▶ **Task to complete**: Skip all pictures, then copy the lines from the start of the data through the line with "- margin.bottom, margin.top]);", keeping both ends.

▶ **Data block**:
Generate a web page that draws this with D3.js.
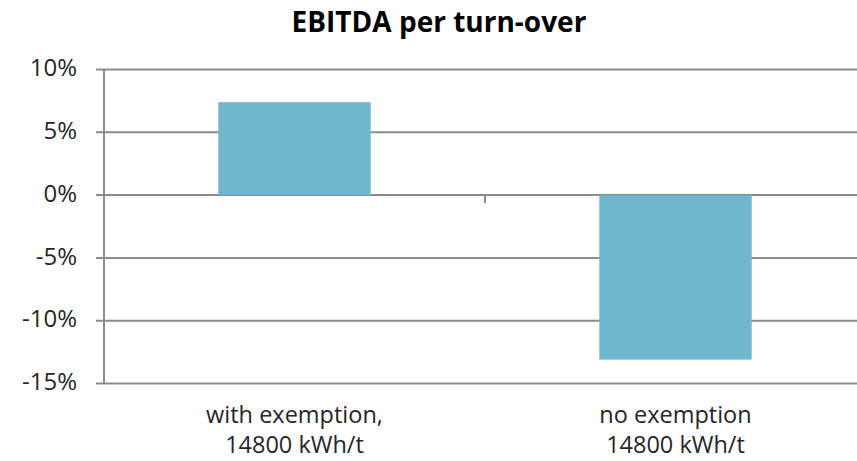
<!DOCTYPE html>
<html>
<head>
<meta charset="utf-8">
<script src="https://cdn.jsdelivr.net/npm/d3@7"></script>
<style>
  body { margin: 0; background: white; }
  svg { display: block; }
</style>
</head>
<body>
<div id="chart"></div>
<script>
// chart data
const categories = [["with exemption,", "14800 kWh/t"], ["no exemption", "14800 kWh/t"]];
const values = [7.4, -13.1];   // % EBITDA per turn-over
const yTicks = [10, 5, 0, -5, -10, -15];

const svgwidth = 857, svgheight = 461;
const margin = {top: 69.5, bottom: 77.5, left: 104, right: -9}; // plot runs a bit past the window
const font_family = "'Open Sans', 'DejaVu Sans', sans-serif";
const grid_color = "#8c8c8c";
const bar_color = "#6fb7ce";
const text_color = "#262626";

let svg = d3.select("#chart").append("svg")
    .attr("width", svgwidth)
    .attr("height", svgheight);

let xScale = d3.scaleBand()
    .domain(d3.range(categories.length))
    .range([margin.left, svgwidth - margin.right]);

let yScale = d3.scaleLinear()
    .domain([-15, 10])
    .range([svgheight - margin.bottom, margin.top]);

// gridlines + y ticks
svg.append("g").selectAll("line")
    .data(yTicks)
    .enter().append("line")
    .attr("x1", margin.left - 8)
    .attr("x2", svgwidth)
    .attr("y1", d => yScale(d))
    .attr("y2", d => yScale(d))
    .style("stroke", grid_color)
    .style("stroke-width", 2);

svg.append("g").selectAll("text")
    .data(yTicks)
    .enter().append("text")
    .text(d => d + "%")
    .attr("x", 77)
    .attr("y", d => yScale(d))
    .attr("dy", "0.28em")
    .attr("text-anchor", "end")
    .style("font-family", font_family)
    .style("font-size", "24px")
    .style("fill", text_color);

// y axis line
svg.append("line")
    .attr("x1", margin.left).attr("x2", margin.left)
    .attr("y1", yScale(10)).attr("y2", yScale(-15))
    .style("stroke", grid_color)
    .style("stroke-width", 2);

// bars
const pad = 0.3; // bar = 40% of band
svg.append("g").selectAll("rect")
    .data(values)
    .enter().append("rect")
    .attr("x", (d, i) => xScale(i) + xScale.bandwidth() * pad)
    .attr("width", xScale.bandwidth() * (1 - 2 * pad))
    .attr("y", d => yScale(Math.max(0, d)))
    .attr("height", d => Math.abs(yScale(d) - yScale(0)))
    .style("fill", bar_color);

// category ticks between bands, hanging off the zero line
svg.append("g").selectAll("line")
    .data(d3.range(1, categories.length))
    .enter().append("line")
    .attr("x1", i => xScale(i)).attr("x2", i => xScale(i))
    .attr("y1", yScale(0)).attr("y2", yScale(0) + 8)
    .style("stroke", grid_color)
    .style("stroke-width", 2);

// category labels
let labels = svg.append("g").selectAll("text")
    .data(categories)
    .enter().append("text")
    .attr("x", (d, i) => xScale(i) + xScale.bandwidth() / 2)
    .attr("y", 423)
    .attr("text-anchor", "middle")
    .style("font-family", font_family)
    .style("font-size", "23.5px")
    .style("fill", text_color);
labels.selectAll("tspan")
    .data(d => d)
    .enter().append("tspan")
    .text(d => d)
    .attr("x", function () { return this.parentNode.getAttribute("x"); })
    .attr("dy", (d, i) => i === 0 ? 0 : 30);

// title
svg.append("text")
    .text("EBITDA per turn-over")
    .attr("x", 439)
    .attr("y", 32)
    .attr("text-anchor", "middle")
    .style("font-family", font_family)
    .style("font-size", "28px")
    .style("font-weight", "bold")
    .style("fill", "#000");
</script>
</body>
</html>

▶ **Solution for this exercise**:
Generate a web page that draws this with D3.js.
<!DOCTYPE html>
<html>
<head>
<meta charset="utf-8">
<script src="https://cdn.jsdelivr.net/npm/d3@7"></script>
<style>
  body { margin: 0; background: white; }
  svg { display: block; }
</style>
</head>
<body>
<div id="chart"></div>
<script>
// chart data
const categories = [["with exemption,", "14800 kWh/t"], ["no exemption", "14800 kWh/t"]];
const values = [7.4, -13.1];   // % EBITDA per turn-over
const yTicks = [10, 5, 0, -5, -10, -15];

const svgwidth = 857, svgheight = 461;
const margin = {top: 69.5, bottom: 77.5, left: 104, right: -9}; // plot runs a bit past the window
const font_family = "'Open Sans', 'DejaVu Sans', sans-serif";
const grid_color = "#8c8c8c";
const bar_color = "#6fb7ce";
const text_color = "#262626";

let svg = d3.select("#chart").append("svg")
    .attr("width", svgwidth)
    .attr("height", svgheight);

let xScale = d3.scaleBand()
    .domain(d3.range(categories.length))
    .range([margin.left, svgwidth - margin.right]);

let yScale = d3.scaleLinear()
    .domain([-15, 10])
    .range([svgheight - margin.bottom, margin.top]);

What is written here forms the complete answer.